Israeli soldiers stand near a battery of the Iron Dome missile defense system deployed in Tel Aviv on January 24, 2019. (Menahem Kahana/AFP)

Defense officials reportedly fear that the Iran-backed Islamic Jihad terror group could fire a longer-range missile from Gaza into Israel’s densely populated heartland.

Israeli officials are also worried that fighters in the Strip could carry out cross-border shooting attacks, either with light arms or anti-tank missiles, the Ynet news website reported. Some roads near the Gaza fence were closed off Friday.

Under the unofficial ceasefire arrangement between Israel and Hamas, Doha agreed to transfer a total of $90 million to Gaza in monthly installments of $15 million. Hamas, an Islamist terror group that seeks to destroy Israel, received the funds, in $100 bills, in November and December.

The monthly payments, $10 million of which went to Hamas civil servants and the rest to needy residents in the Strip, were seen by defense analysts as key to calming tensions between Israel and the Palestinian enclave.

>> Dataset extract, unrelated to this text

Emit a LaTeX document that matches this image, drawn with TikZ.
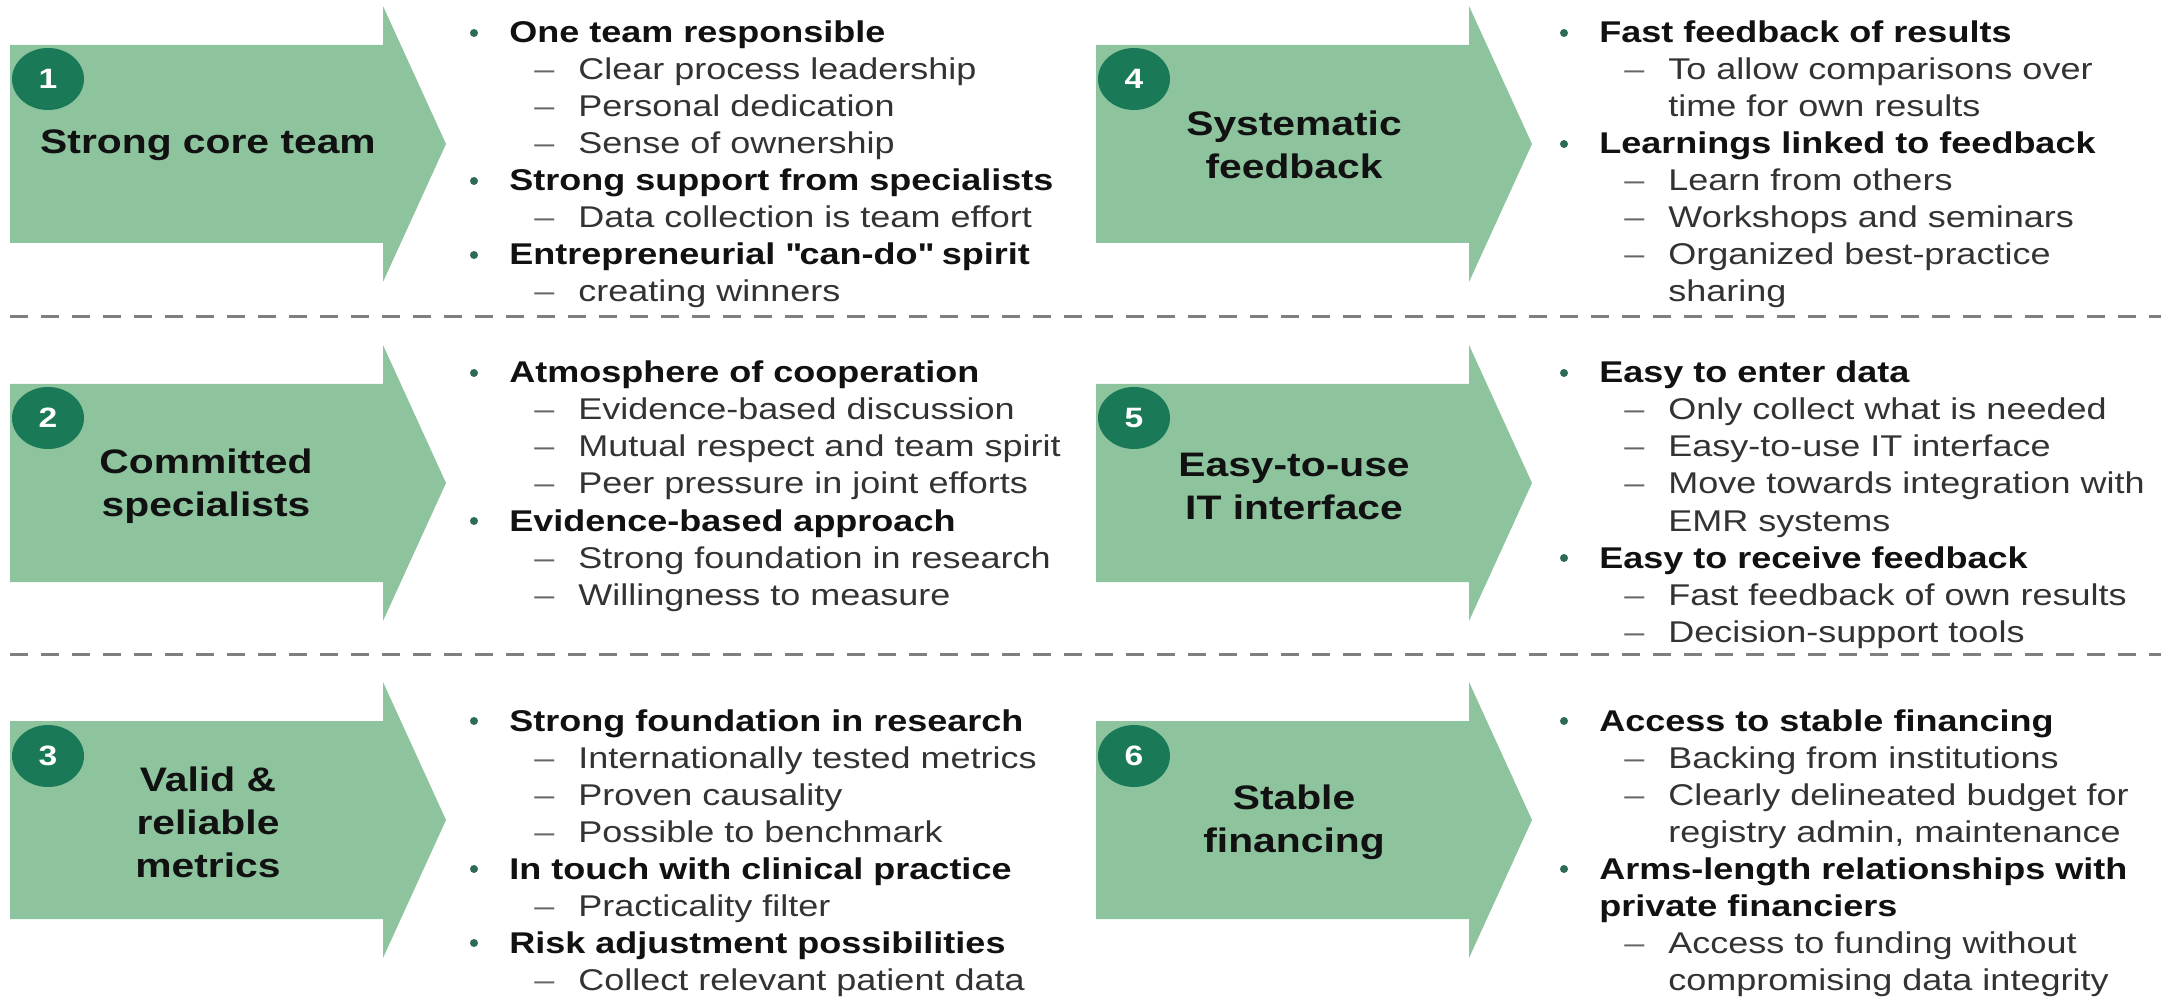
\documentclass[tikz,border=0pt]{standalone}
\usepackage{fontspec}
\setmainfont{Liberation Sans}[FakeStretch=1.2]
\usetikzlibrary{shapes.geometric}

\definecolor{chevrongreen}{HTML}{8DC49E}
\definecolor{badgegreen}{HTML}{1A7A58}
\definecolor{bulletgreen}{HTML}{2E6B55}
\definecolor{headcol}{HTML}{111111}
\definecolor{subcol}{HTML}{333333}
\definecolor{dashcol}{HTML}{666666}
\definecolor{sepcol}{HTML}{7F7F7F}

% green block arrow: #1 = left x, #2 = top of the shaft
\newcommand{\chevron}[2]{%
  \fill[chevronfill] (#1,#2) -- ++(373,0) -- ++(0,-39) -- ++(63,138)
    -- ++(-63,138) -- ++(0,-39) -- ++(-373,0) -- cycle;}

% bullet list: #1 name prefix, #2 x of headings, #3 first baseline, #4 lines
% kinds: b = bullet heading, h = heading continued, s = dash item, c = item continued
\newcommand{\colblock}[4]{%
  \foreach \kind/\words [count=\n from 0] in {#4}{%
    \pgfmathsetmacro{\yy}{#3+37*\n}%
    \if\kind b%
      \fill[bulletgreen] (#2-35,\yy-10) circle[radius=2pt];%
      \node[headtext] (#1-\n) at (#2,\yy) {\words};%
    \fi
    \if\kind h%
      \node[headtext] (#1-\n) at (#2,\yy) {\words};%
    \fi
    \if\kind s%
      \node[dashtext] (#1-d\n) at (#2+25,\yy) {–};%
      \node[subtext] (#1-\n) at (#2+69,\yy) {\words};%
    \fi
    \if\kind c%
      \node[subtext] (#1-\n) at (#2+69,\yy) {\words};%
    \fi
  }%
}

\begin{document}
\begin{tikzpicture}[x=0.5pt,y=-0.5pt,
  chevronfill/.style={fill=chevrongreen},
  badge/.style={ellipse,fill=badgegreen,inner sep=0pt,minimum width=36pt,
    minimum height=31pt,text=white,font=\bfseries\fontsize{14pt}{16pt}\selectfont},
  titletext/.style={align=center,inner sep=0pt,text=headcol,
    font=\bfseries\fontsize{17pt}{21.5pt}\selectfont},
  headtext/.style={anchor=base west,inner sep=0pt,text=headcol,
    font=\bfseries\fontsize{15pt}{18pt}\selectfont},
  subtext/.style={anchor=base west,inner sep=0pt,text=subcol,
    font=\fontsize{15pt}{18pt}\selectfont},
  dashtext/.style={anchor=base west,inner sep=0pt,text=dashcol,
    font=\fontsize{15pt}{18pt}\selectfont},
  sepline/.style={draw=sepcol,line width=1.5pt,dash pattern=on 9pt off 6.5pt}]

\useasboundingbox (0,0) rectangle (2161,999);

% row separators
\draw[sepline] (10,317) -- (2161,317);
\draw[sepline] (10,654) -- (2161,654);

% block arrows
\chevron{10}{45}
\chevron{1096}{45}
\chevron{10}{384}
\chevron{1096}{384}
\chevron{10}{721}
\chevron{1096}{721}

% numbered badges
\node[badge] (n1) at (48,79) {1};
\node[badge] (n4) at (1134,79) {4};
\node[badge] (n2) at (48,418) {2};
\node[badge] (n5) at (1134,418) {5};
\node[badge] (n3) at (48,756) {3};
\node[badge] (n6) at (1134,756) {6};

% arrow titles
\node[titletext] (t1) at (208,145) {Strong core team};
\node[titletext] (t4) at (1294,145) {Systematic\\feedback};
\node[titletext] (t2) at (206,486) {Committed\\specialists};
\node[titletext] (t5) at (1294,486) {Easy-to-use\\IT interface};
\node[titletext] (t3) at (208,822) {Valid \&\\reliable\\metrics};
\node[titletext] (t6) at (1294,822) {Stable\\financing};

% bullet lists
\colblock{a1}{509}{43}{b/One team responsible, s/Clear process leadership,
  s/Personal dedication, s/Sense of ownership, b/Strong support from specialists,
  s/Data collection is team effort,
  b/Entrepreneurial \textquotedbl can-do\textquotedbl{} spirit,
  s/creating winners}
\colblock{a4}{1599}{43}{b/Fast feedback of results, s/To allow comparisons over,
  c/time for own results, b/Learnings linked to feedback, s/Learn from others,
  s/Workshops and seminars, s/Organized best-practice, c/sharing}
\colblock{a2}{509}{383}{b/Atmosphere of cooperation, s/Evidence-based discussion,
  s/Mutual respect and team spirit, s/Peer pressure in joint efforts,
  b/Evidence-based approach, s/Strong foundation in research,
  s/Willingness to measure}
\colblock{a5}{1599}{383}{b/Easy to enter data, s/Only collect what is needed,
  s/Easy-to-use IT interface, s/Move towards integration with, c/EMR systems,
  b/Easy to receive feedback, s/Fast feedback of own results,
  s/Decision-support tools}
\colblock{a3}{509}{731}{b/Strong foundation in research,
  s/Internationally tested metrics, s/Proven causality, s/Possible to benchmark,
  b/In touch with clinical practice, s/Practicality filter,
  b/Risk adjustment possibilities, s/Collect relevant patient data}
\colblock{a6}{1599}{731}{b/Access to stable financing, s/Backing from institutions,
  s/Clearly delineated budget for, c/{registry admin, maintenance},
  b/Arms-length relationships with, h/private financiers,
  s/Access to funding without, c/compromising data integrity}

\end{tikzpicture}
\end{document}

According to reports, Hamas had been trying to calm the situation after the Tuesday flareup to allow the money through, but the use of the cash as a carrot had increased pressure on the group to reject it and take a harder line toward Israel.

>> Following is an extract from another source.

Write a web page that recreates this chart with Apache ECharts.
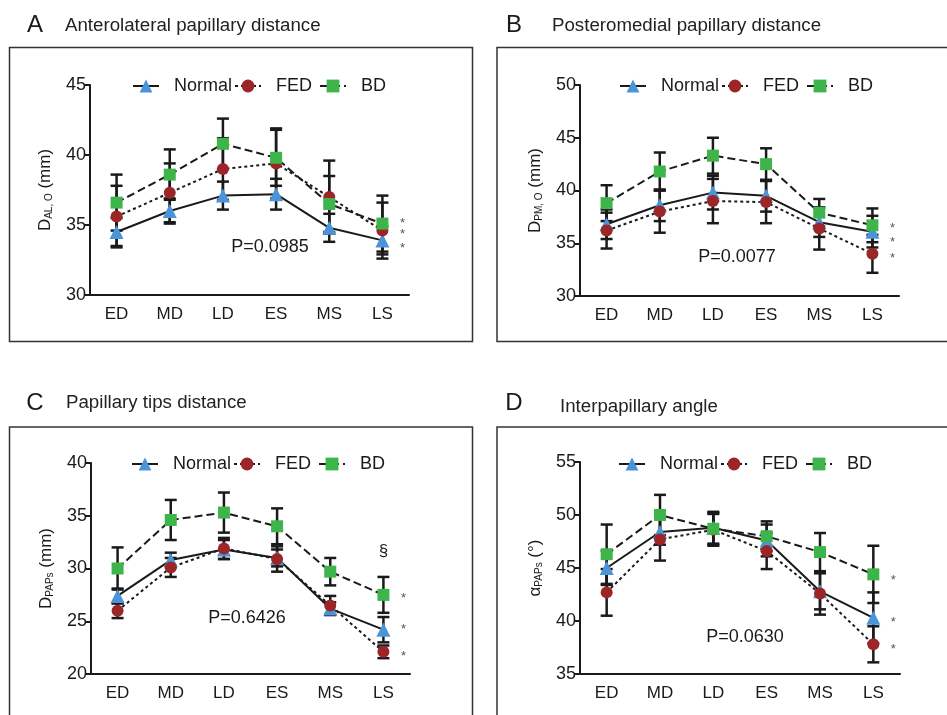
<!DOCTYPE html>
<html lang="en">
<head>
<meta charset="UTF-8">
<title>Papillary muscle geometry</title>
<script src="https://cdn.jsdelivr.net/npm/echarts@6.0.0/dist/echarts.min.js"></script>
<style>
  html, body { margin: 0; padding: 0; background: #fff; }
  #chart { width: 947px; height: 715px; }
</style>
</head>
<body>
<div id="chart"></div>
<script>
var phases = ['ED', 'MD', 'LD', 'ES', 'MS', 'LS'];
var groupNames = ['Normal', 'FED', 'BD'];

// A - anterolateral papillary distance (mm), mean and SD
var normalA = [34.5, 36.0, 37.1, 37.2, 34.8, 33.9];
var normalA_sd = [1.0, 0.9, 1.0, 1.1, 1.0, 1.0];
var fedA = [35.6, 37.3, 39.0, 39.4, 37.0, 34.6];
var fedA_sd = [2.2, 2.1, 2.2, 2.5, 2.6, 2.0];
var bdA = [36.6, 38.6, 40.8, 39.8, 36.5, 35.1];
var bdA_sd = [2.0, 1.8, 1.8, 2.0, 2.0, 2.0];

// B - posteromedial papillary distance (mm)
var normalB = [36.8, 38.6, 39.8, 39.5, 37.0, 36.1];
var normalB_sd = [1.4, 1.5, 1.6, 1.5, 1.4, 1.5];
var fedB = [36.2, 38.0, 39.0, 38.9, 36.4, 34.0];
var fedB_sd = [1.7, 2.0, 2.1, 2.0, 2.0, 1.8];
var bdB = [38.8, 41.8, 43.3, 42.5, 37.9, 36.7];
var bdB_sd = [1.7, 1.8, 1.7, 1.5, 1.3, 1.6];

// C - papillary tips distance (mm)
var normalC = [27.4, 30.8, 31.8, 31.0, 26.2, 24.2];
var normalC_sd = [0.7, 0.7, 0.9, 0.8, 0.6, 1.2];
var fedC = [26.0, 30.1, 31.9, 30.9, 26.5, 22.1];
var fedC_sd = [0.7, 0.9, 1.0, 1.2, 0.9, 0.6];
var bdC = [30.0, 34.6, 35.3, 34.0, 29.7, 27.5];
var bdC_sd = [2.0, 1.9, 1.9, 1.7, 1.3, 1.7];

// D - interpapillary angle (deg)
var normalD = [45.0, 48.4, 48.8, 47.6, 42.8, 40.3];
var normalD_sd = [1.6, 1.2, 1.5, 1.5, 1.7, 2.4];
var fedD = [42.7, 47.7, 48.6, 46.6, 42.6, 37.8];
var fedD_sd = [2.2, 2.0, 1.5, 1.7, 2.0, 1.7];
var bdD = [46.3, 50.0, 48.7, 48.0, 46.5, 44.4];
var bdD_sd = [2.8, 1.9, 1.5, 1.4, 1.8, 2.7];

var yMin = [30, 30, 20, 35];
var yMax = [45, 50, 40, 55];
var pValues = ['P=0.0985', 'P=0.0077', 'P=0.6426', 'P=0.0630'];

// significance marks next to LS (value positions)
var starsA = [35.4, 34.6, 33.6];
var starsB = [36.8, 35.5, 33.9];
var starsC = [27.5, 24.6, 22.0];
var starsD = [44.2, 40.2, 37.7];
var sectionC = 31.6;

var panelTitles = ['Anterolateral papillary distance', 'Posteromedial papillary distance',
                   'Papillary tips distance', 'Interpapillary angle'];
var panelLetters = ['A', 'B', 'C', 'D'];
var yNames = [
  '{m|D}{s|AL, O}{m| (mm)}',
  '{m|D}{s|PM, O}{m| (mm)}',
  '{m|D}{s|PAPs}{m| (mm)}',
  '{m|α}{s|PAPs}{m| (°)}'
];

var font = 'Liberation Sans, Arial, Helvetica, sans-serif';
var ink = '#1a1a1a';
var colors = { Normal: '#4b94d8', FED: '#9b2527', BD: '#3db54a' };
var symbols = { Normal: 'triangle', FED: 'circle', BD: 'rect' };
var symbolSizes = { Normal: 14, FED: 12, BD: 12 };
var lineTypes = { Normal: 'solid', FED: [3, 3], BD: [8, 4] };

var panels = [
  { means: [normalA, fedA, bdA], sds: [normalA_sd, fedA_sd, bdA_sd], stars: starsA },
  { means: [normalB, fedB, bdB], sds: [normalB_sd, fedB_sd, bdB_sd], stars: starsB },
  { means: [normalC, fedC, bdC], sds: [normalC_sd, fedC_sd, bdC_sd], stars: starsC },
  { means: [normalD, fedD, bdD], sds: [normalD_sd, fedD_sd, bdD_sd], stars: starsD }
];

// layout
var grids = [
  { left: 90, top: 85, width: 319, height: 210 },
  { left: 580, top: 85, width: 319, height: 211 },
  { left: 91, top: 463, width: 319, height: 211 },
  { left: 580, top: 462, width: 320, height: 212 }
];
var legendPos = [[127, 72], [614, 72], [126, 450], [613, 450]];
var pPos = [[270, 247], [737, 257], [247, 618], [745, 637]];
var boxes = [[9.5, 47.5], [497, 47.5], [9.5, 427], [497, 427]];
var letterPos = [[35, 25], [514, 25], [35, 403], [514, 403]];
var titlePos = [[65, 26], [552, 26], [66, 403], [560, 407]];

function errorBars(params, api) {
  var x = api.value(0);
  var top = api.coord([x, api.value(2)]);
  var bot = api.coord([x, api.value(1)]);
  var w = 6;
  var st = { stroke: ink, lineWidth: 2.5 };
  return {
    type: 'group',
    children: [
      { type: 'line', shape: { x1: top[0], y1: top[1], x2: bot[0], y2: bot[1] }, style: st },
      { type: 'line', shape: { x1: top[0] - w, y1: top[1], x2: top[0] + w, y2: top[1] }, style: st },
      { type: 'line', shape: { x1: bot[0] - w, y1: bot[1], x2: bot[0] + w, y2: bot[1] }, style: st }
    ]
  };
}

function markText(params, api) {
  var pt = api.coord([api.value(0), api.value(1)]);
  var txt = api.value(2);
  var isStar = txt === '*';
  return {
    type: 'text',
    x: pt[0] + (isStar ? 20 : 0),
    y: pt[1] + (isStar ? 4 : 0),
    style: {
      text: txt, fill: isStar ? '#555' : ink,
      font: (isStar ? 13 : 17) + 'px ' + font,
      align: 'center', verticalAlign: 'middle'
    }
  };
}

var option = {
  animation: false,
  backgroundColor: '#fff',
  textStyle: { fontFamily: font },
  grid: [], xAxis: [], yAxis: [], legend: [], series: [], graphic: []
};

panels.forEach(function (p, i) {
  var g = grids[i];
  option.grid.push({ left: g.left, top: g.top, width: g.width, height: g.height, outerBoundsMode: 'none', containLabel: false });
  option.xAxis.push({
    type: 'category', gridIndex: i, data: phases, boundaryGap: true,
    axisLine: { lineStyle: { color: ink, width: 2 } },
    axisTick: { alignWithLabel: true, length: 6, lineStyle: { color: ink, width: 2 } },
    axisLabel: { color: ink, fontSize: 17, fontFamily: font, margin: 11 },
    splitLine: { show: false }
  });
  option.yAxis.push({
    type: 'value', gridIndex: i, min: yMin[i], max: yMax[i], interval: 5,
    name: yNames[i], nameLocation: 'middle', nameRotate: 90, nameGap: 36,
    nameTextStyle: {
      color: ink,
      rich: {
        m: { fontSize: 17, fontFamily: font, color: ink },
        s: { fontSize: 10, fontFamily: font, color: ink, verticalAlign: 'bottom', padding: [6, 0, 0, 0] }
      }
    },
    axisLine: { show: true, lineStyle: { color: ink, width: 2 } },
    axisTick: { show: true, length: 6, lineStyle: { color: ink, width: 2 } },
    axisLabel: { color: ink, fontSize: 18, fontFamily: font, margin: 4 },
    splitLine: { show: false }
  });
  option.legend.push({
    left: legendPos[i][0], top: legendPos[i][1], orient: 'horizontal',
    data: groupNames, itemWidth: 26, itemHeight: 16, itemGap: 2,
    formatter: function (name) { return name === 'FED' ? name + ' ' : name; },
    textStyle: { color: ink, fontSize: 18, fontFamily: font, padding: [0, 0, 0, 10] },
    selectedMode: false
  });

  // error bars first (no name, so the legend picks the line series)
  groupNames.forEach(function (name, k) {
    option.series.push({
      type: 'custom', xAxisIndex: i, yAxisIndex: i, z: 2,
      renderItem: errorBars,
      data: p.means[k].map(function (m, j) { return [j, +(m - p.sds[k][j]).toFixed(2), +(m + p.sds[k][j]).toFixed(2)]; })
    });
  });
  groupNames.forEach(function (name, k) {
    option.series.push({
      type: 'line', name: name, xAxisIndex: i, yAxisIndex: i, z: 3,
      data: p.means[k],
      symbol: symbols[name], symbolSize: symbolSizes[name],
      itemStyle: { color: colors[name], borderWidth: 0 },
      lineStyle: { color: ink, width: 2, type: lineTypes[name] },
      emphasis: { disabled: true }
    });
  });

  var marks = p.stars.map(function (v) { return [5, v, '*']; });
  if (i === 2) marks.push([5, sectionC, '§']);
  option.series.push({
    type: 'custom', xAxisIndex: i, yAxisIndex: i, z: 4,
    renderItem: markText, data: marks
  });

  option.graphic.push(
    { type: 'rect', shape: { x: boxes[i][0], y: boxes[i][1], width: 463, height: 294 + (i > 1 ? 20 : 0) },
      style: { fill: 'none', stroke: '#333', lineWidth: 1.5 }, z: 0 },
    { type: 'text', x: letterPos[i][0], y: letterPos[i][1],
      style: { text: panelLetters[i], font: '24px ' + font, fill: ink, align: 'center', verticalAlign: 'middle' } },
    { type: 'text', x: titlePos[i][0], y: titlePos[i][1],
      style: { text: panelTitles[i], font: '18.7px ' + font, fill: '#222', align: 'left', verticalAlign: 'middle' } },
    { type: 'text', x: pPos[i][0], y: pPos[i][1],
      style: { text: pValues[i], font: '18px ' + font, fill: ink, align: 'center', verticalAlign: 'middle' } }
  );
});

var chart = echarts.init(document.getElementById('chart'));
chart.setOption(option);
</script>
</body>
</html>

Palestinians take cover behind a dirt mound as they raise their national flag during clashes along the Israeli fence east of Gaza City, on January 18, 2019. (Said Khatib/AFP)

Israel has accused Gaza’s Hamas rulers of using the border demonstrations since last March as a cover for attacks on troops and attempts to breach the security fence.

Over 200 Palestinians have been killed and thousands more injured along the Gaza border by Israeli troops since March, according to statistics from the United Nations and the Strip’s Hamas-run health ministry. Hamas has claimed many of the dead as its members.

An IDF soldier was shot dead by a Palestinian sniper in July during a riot along the security fence. A Palestinian man living in Israel was also killed by a rocket attack from the Gaza Strip in November. On Tuesday, an Israeli commander was hit in the helmet by a bullet fired by a Gaza sniper.